Today is Saturday, I gonna review the tasks I've done this week, and finish today's leetcode's September LeetCoding Challenge with cpp.

LeetCode Review

Binary Gap

too easy to review

Kth Ancestor of a Tree Node

too easy to review

Strange Printer

too easy to review

Lexicographical Numbers

too easy to review

Checking Existence of Edge Length Limited Paths

too easy to review

Arithmetic Slices II - Subsequence

too easy to review

Largest Plus Sign

too easy to review

Shifting Letters

too easy to review

Reverse Linked List

too easy to review

Slowest Key

too easy to review

September LeetCoding Challenge 11

Description

Basic Calculator

Given a string s representing a valid expression, implement a basic calculator to evaluate it, and return the result of the evaluation.

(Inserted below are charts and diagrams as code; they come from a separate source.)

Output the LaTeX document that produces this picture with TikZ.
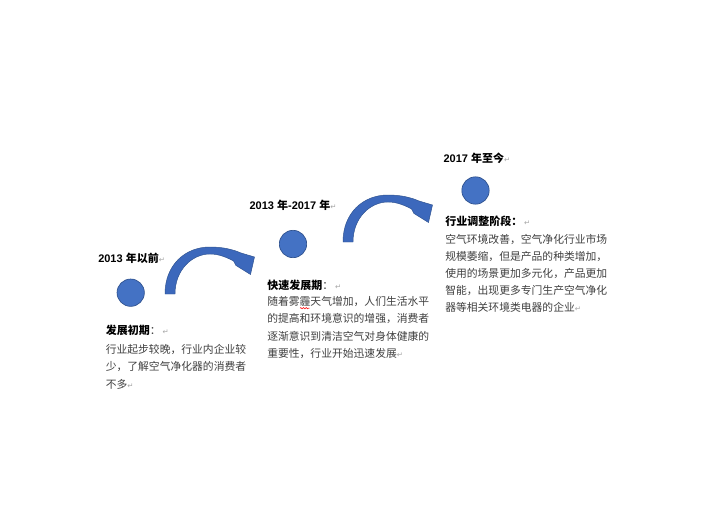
\documentclass[tikz,border=0pt]{standalone}
\usepackage{fontspec}
\setmainfont{Liberation Sans}
\newfontfamily\cjk{Noto Sans CJK SC}
\newfontfamily\djv{DejaVu Sans}
\usetikzlibrary{decorations.pathmorphing}
\definecolor{bluefill}{HTML}{4472C4}
\definecolor{blueedge}{HTML}{2F528F}
\definecolor{arrowfill}{HTML}{3C68BC}
\definecolor{bodygray}{HTML}{404040}
\definecolor{retgray}{HTML}{A6A6A6}
\newcommand{\retmark}{{\color{retgray}\mdseries\djv\fontsize{5.5}{6}\selectfont ↵}}
\begin{document}
\begin{tikzpicture}[x=0.75pt,y=-0.75pt,
  headtxt/.style={font=\fontsize{8.25}{10}\selectfont\bfseries, text=black, inner sep=0pt, anchor=base west},
  bodytxt/.style={font=\fontsize{8.1}{10}\selectfont\cjk, text=bodygray, inner sep=0pt, anchor=base west},
  dot/.style={circle, fill=bluefill, draw=blueedge, line width=0.5pt, minimum size=20.5pt, inner sep=0pt},
  curvearrow/.pic={
    \filldraw[fill=arrowfill, draw=blueedge, line width=0.35pt, line join=miter]
      (0,0) .. controls (0,-29) and (20,-47) .. (45,-47)
      .. controls (58,-47) and (68,-44.5) .. (76,-41)
      -- (89.5,-37) -- (85.5,-19.5) -- (71,-28.5) -- (68.5,-33)
      .. controls (62,-36.5) and (54,-40) .. (45,-40)
      .. controls (27,-40) and (10,-24) .. (10,0) -- cycle;
  }
]
\fill[white] (0,0) rectangle (704,528);
\useasboundingbox (0,0) rectangle (704,528);

% arrows
\pic at (165,294) {curvearrow};
\pic at (343,242) {curvearrow};

% circles
\node[dot] (c1) at (130.7,292.7) {};
\node[dot] (c2) at (293,244) {};
\node[dot] (c3) at (475.5,190.5) {};

% headings
\node[headtxt] (h1) at (98,262.5) {2013 {\cjk 年以前}\retmark};
\node[headtxt] (h2) at (249.3,209.2) {2013 {\cjk 年}-2017 {\cjk 年}\retmark};
\node[headtxt] (h3) at (443.3,162.5) {2017 {\cjk 年至今}\retmark};

% block 1
\node[headtxt] (l1) at (105.5,334.9) {\cjk 发展初期{\mdseries\color{bodygray}：}\,\retmark};
\foreach \t [count=\i] in {{行业起步较晚，行业内企业较},{少，了解空气净化器的消费者},{不多\retmark}}
  \node[bodytxt] (b1l\i) at (105.5,{353.4+17.3*(\i-1)}) {\t};

% block 2
\node[headtxt] (l2) at (267,289.2) {\cjk 快速发展期{\mdseries\color{bodygray}：}\,\retmark};
\foreach \t [count=\i] in {{随着雾霾天气增加，人们生活水平},{的提高和环境意识的增强，消费者},{逐渐意识到清洁空气对身体健康的},{重要性，行业开始迅速发展\retmark}}
  \node[bodytxt] (b2l\i) at (267,{305.8+17.1*(\i-1)}) {\t};
\draw[red, line width=0.4pt, decorate, decoration={snake, amplitude=0.5pt, segment length=2pt}] (300,308.2) -- (309.5,308.2);

% block 3
\node[headtxt] (l3) at (445,225.9) {\cjk 行业调整阶段：\,\retmark};
\foreach \t [count=\i] in {{空气环境改善，空气净化行业市场},{规模萎缩，但是产品的种类增加，},{使用的场景更加多元化，产品更加},{智能，出现更多专门生产空气净化},{器等相关环境类电器的企业\retmark}}
  \node[bodytxt] (b3l\i) at (445,{243.4+17.1*(\i-1)}) {\t};
\end{tikzpicture}
\end{document}
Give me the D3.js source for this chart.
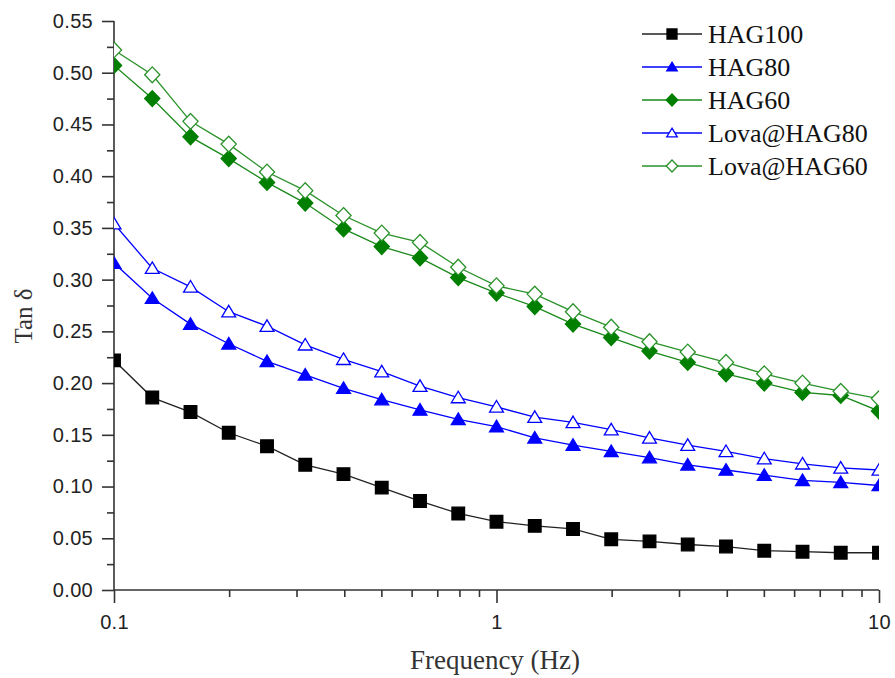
<!DOCTYPE html>
<html>
<head>
<meta charset="utf-8">
<script src="https://cdn.jsdelivr.net/npm/d3@7"></script>
<style>
  body { margin: 0; background: #fff; }
  svg { display: block; }
  .tick text { font-family: "Liberation Sans", Arial, sans-serif; font-size: 20px; fill: #222; letter-spacing: 0.3px; }
  .title { font-family: "Liberation Serif", "Times New Roman", serif; fill: #333; }
</style>
</head>
<body>
<div id="chart"></div>
<script>
var freq = [0.1, 0.1259, 0.1585, 0.1995, 0.2512, 0.3162, 0.3981, 0.5012, 0.631, 0.7943,
            1, 1.259, 1.585, 1.995, 2.512, 3.162, 3.981, 5.012, 6.31, 7.943, 10];

var hag100 = [0.222, 0.186, 0.172, 0.152, 0.139, 0.121, 0.112, 0.099, 0.086, 0.074,
              0.066, 0.062, 0.059, 0.049, 0.047, 0.044, 0.042, 0.038, 0.037, 0.036, 0.036];
var hag80 = [0.316, 0.282, 0.257, 0.238, 0.221, 0.208, 0.195, 0.184, 0.174, 0.165,
             0.158, 0.147, 0.140, 0.134, 0.128, 0.121, 0.116, 0.111, 0.106, 0.104, 0.101];
var hag60 = [0.507, 0.475, 0.438, 0.417, 0.394, 0.374, 0.349, 0.332, 0.321, 0.302,
             0.287, 0.274, 0.257, 0.244, 0.231, 0.220, 0.209, 0.200, 0.191, 0.188, 0.173];
var lovaHag80 = [0.354, 0.311, 0.293, 0.269, 0.255, 0.237, 0.223, 0.211, 0.197, 0.186,
                 0.177, 0.167, 0.162, 0.155, 0.147, 0.140, 0.134, 0.127, 0.122, 0.118, 0.116];
var lovaHag60 = [0.522, 0.498, 0.453, 0.431, 0.404, 0.386, 0.362, 0.345, 0.336, 0.312,
                 0.294, 0.286, 0.269, 0.254, 0.240, 0.230, 0.220, 0.209, 0.200, 0.192, 0.185];

var yTicks = [0, 0.05, 0.10, 0.15, 0.20, 0.25, 0.30, 0.35, 0.40, 0.45, 0.50, 0.55];
var xTicks = [0.1, 1, 10];
var names = ['HAG100', 'HAG80', 'HAG60', 'Lova@HAG80', 'Lova@HAG60'];

(function() {
  var series = [
    {name: names[0], values: hag100, color: '#000', fill: '#000', shape: 'square', lineColor: '#222'},
    {name: names[1], values: hag80, color: '#0000ff', fill: '#0000ff', shape: 'triangle', lineColor: '#0000ff'},
    {name: names[2], values: hag60, color: '#007f00', fill: '#007f00', shape: 'diamond', lineColor: '#1a8a1a'},
    {name: names[3], values: lovaHag80, color: '#0000ff', fill: '#fff', shape: 'triangle', lineColor: '#0000ff'},
    {name: names[4], values: lovaHag60, color: '#2a922a', fill: '#fff', shape: 'diamond', lineColor: '#2a922a'}
  ];

  var W = 895, H = 678;
  var mLeft = 114, mRight = 879, mTop = 21, mBottom = 590;

  function markerPath(shape, s) {
    if (shape === 'square') {
      return 'M' + (-s) + ',' + (-s) + 'H' + s + 'V' + s + 'H' + (-s) + 'Z';
    }
    if (shape === 'triangle') {
      var h = s * 1.75;
      return 'M0,' + (-h * 0.55) + 'L' + (s * 1.05) + ',' + (h * 0.45) + 'L' + (-s * 1.05) + ',' + (h * 0.45) + 'Z';
    }
    return 'M0,' + (-s * 1.2) + 'L' + (s * 1.15) + ',0L0,' + (s * 1.2) + 'L' + (-s * 1.15) + ',0Z';
  }

  var svg = d3.select('#chart').append('svg').attr('width', W).attr('height', H);

  var x = d3.scaleLog().domain([0.1, 10]).range([mLeft, mRight]);
  var y = d3.scaleLinear().domain([0, 0.55]).range([mBottom, mTop]);

  svg.append('clipPath').attr('id', 'clip')
    .append('rect').attr('x', mLeft).attr('y', 0).attr('width', mRight - mLeft).attr('height', H);

  // minor ticks
  var minorX = [];
  [0.1, 1].forEach(function(d) {
    for (var i = 2; i <= 9; i++) minorX.push(d * i);
  });
  var minorY = d3.range(0, 11).map(function(i) { return 0.025 + i * 0.05; });

  var xAxis = svg.append('g').attr('transform', 'translate(0,' + mBottom + ')')
    .call(d3.axisBottom(x).tickValues(xTicks).tickSize(13).tickPadding(9)
      .tickFormat(function(d) { return d === 0.1 ? '0.1' : String(d); }));
  svg.append('g').attr('class', 'minor').attr('transform', 'translate(0,' + mBottom + ')')
    .call(d3.axisBottom(x).tickValues(minorX).tickSize(7).tickFormat(''));

  var yAxis = svg.append('g').attr('transform', 'translate(' + mLeft + ',0)')
    .call(d3.axisLeft(y).tickValues(yTicks).tickSize(12).tickPadding(9)
      .tickFormat(d3.format('.2f')));
  svg.append('g').attr('class', 'minor').attr('transform', 'translate(' + mLeft + ',0)')
    .call(d3.axisLeft(y).tickValues(minorY).tickSize(7).tickFormat(''));

  svg.selectAll('.minor .domain').remove();
  svg.selectAll('.domain, .tick line').attr('stroke', '#333').attr('stroke-width', 1.6);
  xAxis.select('.domain').attr('d', 'M' + mLeft + ',0H' + mRight);
  yAxis.select('.domain').attr('d', 'M0,' + mBottom + 'V' + mTop);
  xAxis.selectAll('.tick text').attr('dy', '0.85em');

  // data
  var plot = svg.append('g').attr('clip-path', 'url(#clip)');
  var line = d3.line()
    .x(function(d, i) { return x(freq[i]); })
    .y(function(d) { return y(d); });

  series.forEach(function(s) {
    plot.append('path').datum(s.values)
      .attr('d', line).attr('fill', 'none')
      .attr('stroke', s.lineColor).attr('stroke-width', 1.3);
  });
  series.forEach(function(s) {
    var size = s.shape === 'square' ? 6.3 : 6.6;
    plot.selectAll(null).data(s.values).enter().append('path')
      .attr('transform', function(d, i) { return 'translate(' + x(freq[i]) + ',' + y(d) + ')'; })
      .attr('d', markerPath(s.shape, size))
      .attr('fill', s.fill).attr('stroke', s.color).attr('stroke-width', 1.3);
  });

  // legend
  var legend = svg.append('g').attr('transform', 'translate(642,34)');
  series.forEach(function(s, i) {
    var g = legend.append('g').attr('transform', 'translate(0,' + (i * 33) + ')');
    g.append('line').attr('x1', 0).attr('x2', 60).attr('y1', 0).attr('y2', 0)
      .attr('stroke', s.lineColor).attr('stroke-width', 1.3);
    g.append('path').attr('transform', 'translate(30,0)')
      .attr('d', markerPath(s.shape, 5))
      .attr('fill', s.fill).attr('stroke', s.color).attr('stroke-width', 1.3);
    g.append('text').attr('class', 'title').attr('x', 66).attr('y', 9)
      .style('font-size', '26px').style('fill', '#111').text(s.name);
  });

  // titles
  svg.append('text').attr('class', 'title')
    .attr('transform', 'translate(32,316) rotate(-90)')
    .attr('text-anchor', 'middle').style('font-size', '25px')
    .text('Tan δ');
  svg.append('text').attr('class', 'title')
    .attr('x', 495).attr('y', 669).attr('text-anchor', 'middle')
    .style('font-size', '27px')
    .text('Frequency (Hz)');
})();
</script>
</body>
</html>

Note: You are not allowed to use any built-in function which evaluates strings as mathematical expressions, such as eval().

Example 1:

Input: s = "1 + 1"
Output: 2

Example 2:

Input: s = " 2-1 + 2 "
Output: 3

Example 3:

Input: s = "(1+(4+5+2)-3)+(6+8)"
Output: 23

Constraints:

• 1 <= s.length <= 3 * 10^5
• s consists of digits, '+', '-', '(', ')', and ' '.
• s represents a valid expression.
• '+' is not used as a unary operation.
• '-' could be used as a unary operation but it has to be inside parentheses.
• There will be no two consecutive operators in the input.
• Every number and running calculation will fit in a signed 32-bit integer.

Solution

class Solution {
  bool shouldCompute(char current, char last) {
    if(current == '(') return false;
    if((current == '+' || current == '-') && last != '(') return true;
    if(last == '*' || last == '/') return true;
    return false;
  }
  void compute(stack<int> &n, stack<char> &op) {
    char o = op.top();
    op.pop();
    int op2 = n.top();
    n.pop();
    if(o == 'u') {
      n.push(-op2);
      return;
    }
    int op1 = n.top();
    n.pop();
    // cout << op1 << ' '<< o << " " << op2 << endl;
    switch(o){
      case '+':
        n.push(op1+op2);
        break;
      case '-':
        n.push(op1-op2);
        break;
      case '*':
        n.push(op1*op2);
        break;
      case '/':
        n.push(op1/op2);
        break;
    }
  }
public:
  int calculate(string s) {
    int curNum = 0;
    stack<int> n;
    stack<char> op;
    bool inNum = false;
    bool inCompute = false;
    bool negative = false;
    // cout << "$$$$$$$$$$$$$$$$$$$$" << endl;
    for(auto c : s) {
      if(c == ' ') continue;
      if(inNum && !isdigit(c)) {
        if(negative) curNum = -curNum;
        // cout << curNum << endl;
        n.push(curNum);
        curNum = 0;
        inNum = false;
        negative = false;
      }
      if(!inCompute && !inNum && c == '-') {
        op.push('u');
      } else if(isdigit(c)) {
        curNum *= 10;
        curNum += c - '0';
        inNum = true;
      } else if(c == ')') {
        while(op.size() && op.top() != '(') {
          compute(n, op);
        }
        op.pop();
      } else {
        while(op.size() && shouldCompute(c, op.top())) {
          compute(n, op);
        }
        op.push(c);
      }
      inCompute = c != '(';
    }
    if(inNum) n.push(curNum);
    while(op.size()) {
      compute(n, op);
    }
    return n.top();
  }
};